[Code that draws figures]
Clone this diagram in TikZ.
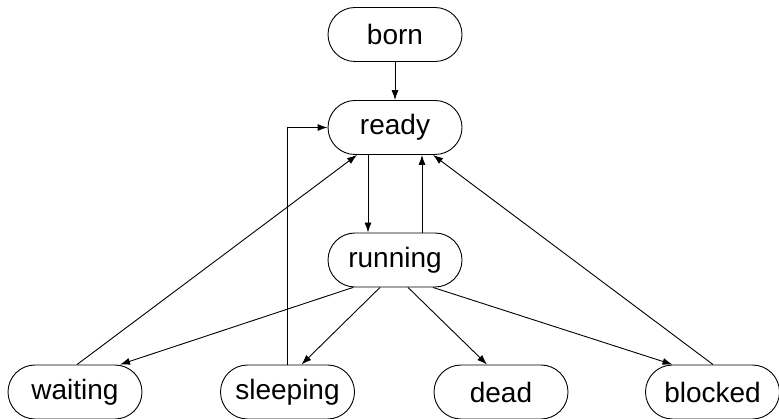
\documentclass[tikz,border=0pt]{standalone}
\usepackage{fontspec}
\setmainfont{Liberation Sans}
\usetikzlibrary{arrows.meta}
\begin{document}
\begin{tikzpicture}[x=1pt,y=-1pt,
  state/.style={draw=black, line width=0.9pt, rectangle, rounded corners=27pt,
    minimum width=134pt, minimum height=54pt, inner sep=0pt,
    font=\fontsize{28}{32}\selectfont},
  edge/.style={line width=0.9pt, -{Latex[length=10pt,width=7pt]}}]
\useasboundingbox (0,0) rectangle (779,419);
\node[state] (born) at (395,34.5) {born};
\node[state] (ready) at (395,127.5) {ready};
\node[state] (running) at (395,260) {running};
\node[state] (waiting) at (75,392) {waiting};
\node[state] (sleeping) at (287.5,392) {sleeping};
\node[state] (dead) at (501,392) {dead};
\node[state] (blocked) at (712.5,392) {blocked};
\draw[edge] (born.south) -- (ready.north);
\draw[edge] ([xshift=-27pt]ready.south) -- ([xshift=-27pt]running.north);
\draw[edge] ([xshift=27pt]running.north) -- ([xshift=27pt]ready.south);
\draw[edge] ([xshift=2pt]waiting.north) -- ([xshift=-38pt]ready.south);
\draw[edge] (sleeping.north) |- (ready.west);
\draw[edge] ([xshift=0.5pt]blocked.north) -- ([xshift=38pt]ready.south);
\draw[edge] ([xshift=-42pt]running.south) -- ([xshift=45pt]waiting.north);
\draw[edge] ([xshift=-15pt]running.south) -- ([xshift=14pt]sleeping.north);
\draw[edge] ([xshift=13pt]running.south) -- ([xshift=-14pt]dead.north);
\draw[edge] ([xshift=38pt]running.south) -- ([xshift=-40pt]blocked.north);
\end{tikzpicture}
\end{document}
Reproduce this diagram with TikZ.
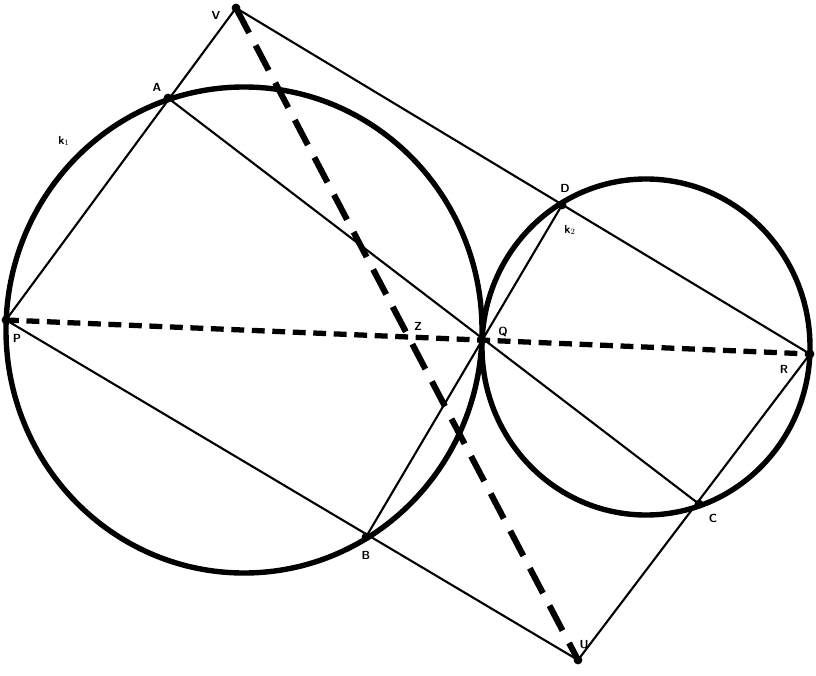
\documentclass[tikz,border=0pt]{standalone}
\usetikzlibrary{calc}
\tikzstyle{circ}=[line width=4.6pt]
\tikzstyle{side}=[line width=1.8pt]
\tikzstyle{diag}=[line width=5.2pt, dash pattern=on 24pt off 12pt]
\tikzstyle{diam}=[line width=4.5pt, dash pattern=on 11pt off 6.5pt]
\tikzstyle{lbl}=[font=\sffamily\bfseries, inner sep=0pt]
\tikzstyle{pt}=[circle, fill=black, inner sep=0pt, minimum size=7.5pt]

\begin{document}
\begin{tikzpicture}[x=0.03cm, y=-0.03cm]
            \useasboundingbox (0,0) rectangle (816,676);
            %Corner points and the points on the circles
            \coordinate (V) at (236,8);
            \coordinate (P) at (6,320);
            \coordinate (U) at (578,660);
            \coordinate (R) at (810,354);
            \coordinate (Q) at (482,340);
            \coordinate (A) at (168,98);
            \coordinate (B) at (366,537);
            \coordinate (C) at (699,504);
            \coordinate (D) at (562,205);
            \coordinate (O1) at (244,330);
            \coordinate (O2) at (646,347);
            \coordinate (Z) at (intersection of V--U and P--R);

            %The two circles
            \draw[circ] (O1) ellipse [x radius=238, y radius=243];
            \draw[circ] (O2) ellipse [x radius=164, y radius=168];

            %Sides and chords
            \draw[side] (V) -- (P) -- (U) -- (R) -- cycle;
            \draw[side] (A) -- (C);
            \draw[side] (D) -- (B);

            %Diagonals
            \draw[diag] (V) -- (U);
            \draw[diam] (P) -- (R);

            \foreach \p in {V,P,U,R,Q,A,B,C,D}{
                \node[pt] (d\p) at (\p) {};
            }

            %Labels
            \node[lbl] (lV) at (216,15) {V};
            \node[lbl] (lA) at (157,87) {A};
            \node[lbl] (lk1) at (64,141) {k$_1$};
            \node[lbl] (lD) at (565,188) {D};
            \node[lbl] (lk2) at (570,230) {k$_2$};
            \node[lbl] (lP) at (17,338) {P};
            \node[lbl] (lZ) at (418,326) {Z};
            \node[lbl] (lQ) at (503,332) {Q};
            \node[lbl] (lR) at (784,369) {R};
            \node[lbl] (lB) at (366,555) {B};
            \node[lbl] (lC) at (713,518) {C};
            \node[lbl] (lU) at (584,645) {U};
        \end{tikzpicture}
\end{document}
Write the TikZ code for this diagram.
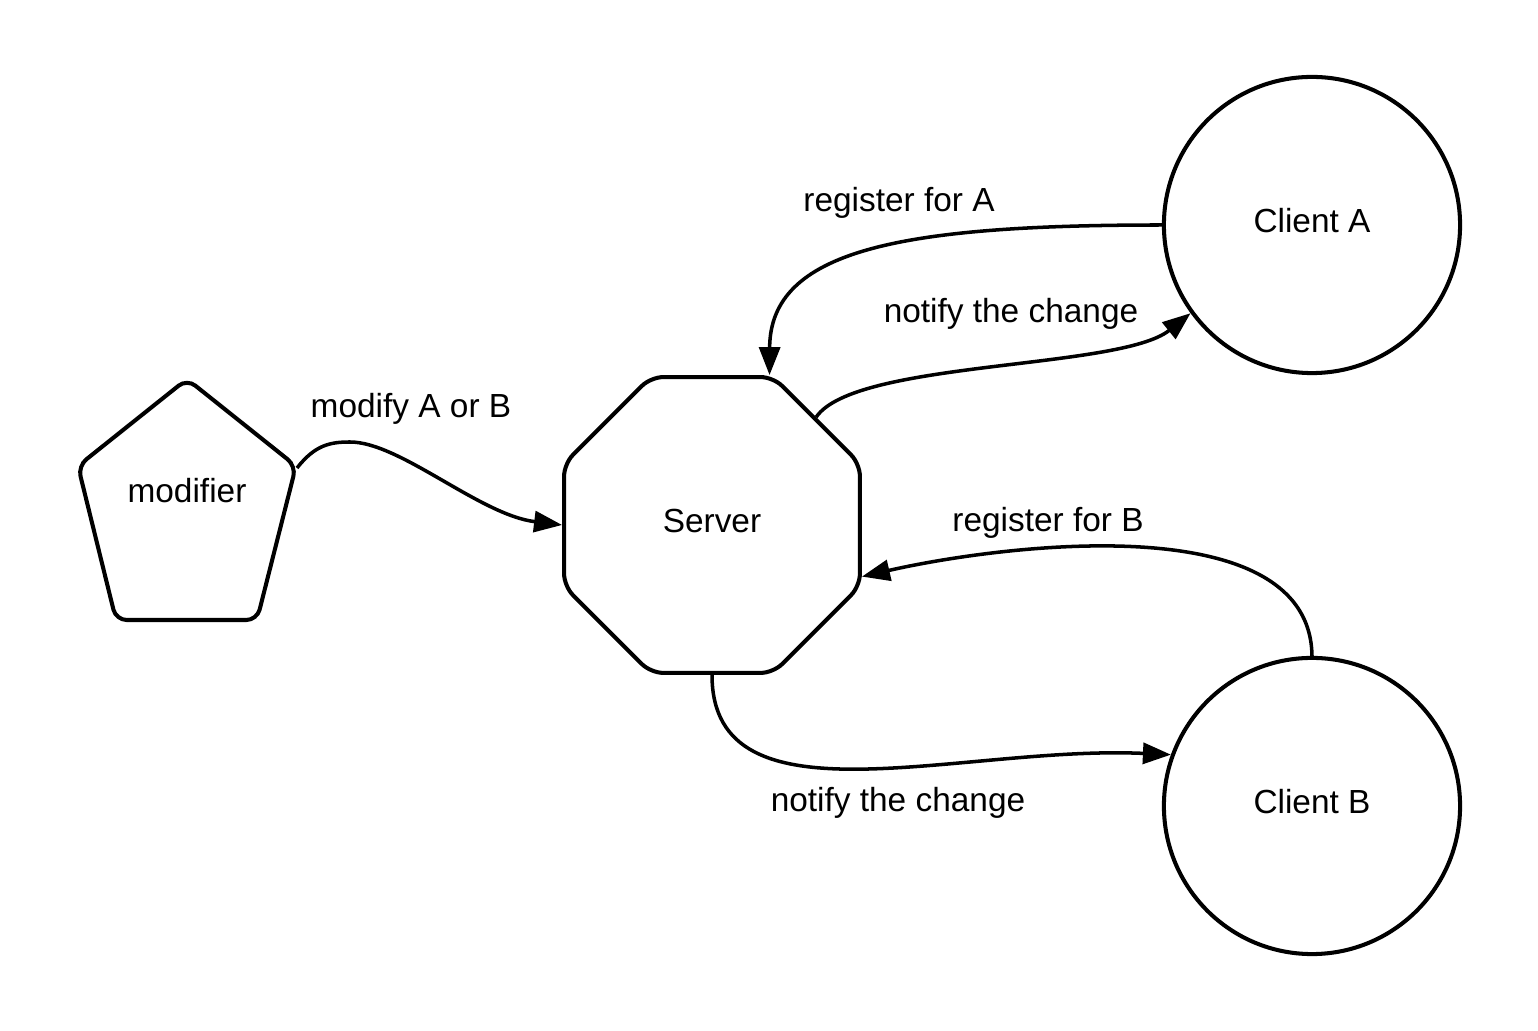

Request:
Strip the images and reproduce the remaining records precisely.

Result of the exercise:
Clone this diagram in TikZ.
\documentclass[tikz,border=0pt]{standalone}
\usepackage{fontspec}
\setmainfont{Liberation Sans}
\usetikzlibrary{arrows.meta}
\begin{document}
\begin{tikzpicture}[x=1pt,y=-1pt,
  state/.style={draw=black, line width=0.9pt, rectangle, rounded corners=27pt,
    minimum width=134pt, minimum height=54pt, inner sep=0pt,
    font=\fontsize{28}{32}\selectfont},
  edge/.style={line width=0.9pt, -{Latex[length=10pt,width=7pt]}}]
\useasboundingbox (0,0) rectangle (779,419);
\node[state] (born) at (395,34.5) {born};
\node[state] (ready) at (395,127.5) {ready};
\node[state] (running) at (395,260) {running};
\node[state] (waiting) at (75,392) {waiting};
\node[state] (sleeping) at (287.5,392) {sleeping};
\node[state] (dead) at (501,392) {dead};
\node[state] (blocked) at (712.5,392) {blocked};
\draw[edge] (born.south) -- (ready.north);
\draw[edge] ([xshift=-27pt]ready.south) -- ([xshift=-27pt]running.north);
\draw[edge] ([xshift=27pt]running.north) -- ([xshift=27pt]ready.south);
\draw[edge] ([xshift=2pt]waiting.north) -- ([xshift=-38pt]ready.south);
\draw[edge] (sleeping.north) |- (ready.west);
\draw[edge] ([xshift=0.5pt]blocked.north) -- ([xshift=38pt]ready.south);
\draw[edge] ([xshift=-42pt]running.south) -- ([xshift=45pt]waiting.north);
\draw[edge] ([xshift=-15pt]running.south) -- ([xshift=14pt]sleeping.north);
\draw[edge] ([xshift=13pt]running.south) -- ([xshift=-14pt]dead.north);
\draw[edge] ([xshift=38pt]running.south) -- ([xshift=-40pt]blocked.north);
\end{tikzpicture}
\end{document}
Reproduce this diagram with TikZ.
\documentclass[tikz,border=0pt]{standalone}
\usetikzlibrary{calc}
\tikzstyle{circ}=[line width=4.6pt]
\tikzstyle{side}=[line width=1.8pt]
\tikzstyle{diag}=[line width=5.2pt, dash pattern=on 24pt off 12pt]
\tikzstyle{diam}=[line width=4.5pt, dash pattern=on 11pt off 6.5pt]
\tikzstyle{lbl}=[font=\sffamily\bfseries, inner sep=0pt]
\tikzstyle{pt}=[circle, fill=black, inner sep=0pt, minimum size=7.5pt]

\begin{document}
\begin{tikzpicture}[x=0.03cm, y=-0.03cm]
            \useasboundingbox (0,0) rectangle (816,676);
            %Corner points and the points on the circles
            \coordinate (V) at (236,8);
            \coordinate (P) at (6,320);
            \coordinate (U) at (578,660);
            \coordinate (R) at (810,354);
            \coordinate (Q) at (482,340);
            \coordinate (A) at (168,98);
            \coordinate (B) at (366,537);
            \coordinate (C) at (699,504);
            \coordinate (D) at (562,205);
            \coordinate (O1) at (244,330);
            \coordinate (O2) at (646,347);
            \coordinate (Z) at (intersection of V--U and P--R);

            %The two circles
            \draw[circ] (O1) ellipse [x radius=238, y radius=243];
            \draw[circ] (O2) ellipse [x radius=164, y radius=168];

            %Sides and chords
            \draw[side] (V) -- (P) -- (U) -- (R) -- cycle;
            \draw[side] (A) -- (C);
            \draw[side] (D) -- (B);

            %Diagonals
            \draw[diag] (V) -- (U);
            \draw[diam] (P) -- (R);

            \foreach \p in {V,P,U,R,Q,A,B,C,D}{
                \node[pt] (d\p) at (\p) {};
            }

            %Labels
            \node[lbl] (lV) at (216,15) {V};
            \node[lbl] (lA) at (157,87) {A};
            \node[lbl] (lk1) at (64,141) {k$_1$};
            \node[lbl] (lD) at (565,188) {D};
            \node[lbl] (lk2) at (570,230) {k$_2$};
            \node[lbl] (lP) at (17,338) {P};
            \node[lbl] (lZ) at (418,326) {Z};
            \node[lbl] (lQ) at (503,332) {Q};
            \node[lbl] (lR) at (784,369) {R};
            \node[lbl] (lB) at (366,555) {B};
            \node[lbl] (lC) at (713,518) {C};
            \node[lbl] (lU) at (584,645) {U};
        \end{tikzpicture}
\end{document}
Write the TikZ code for this diagram.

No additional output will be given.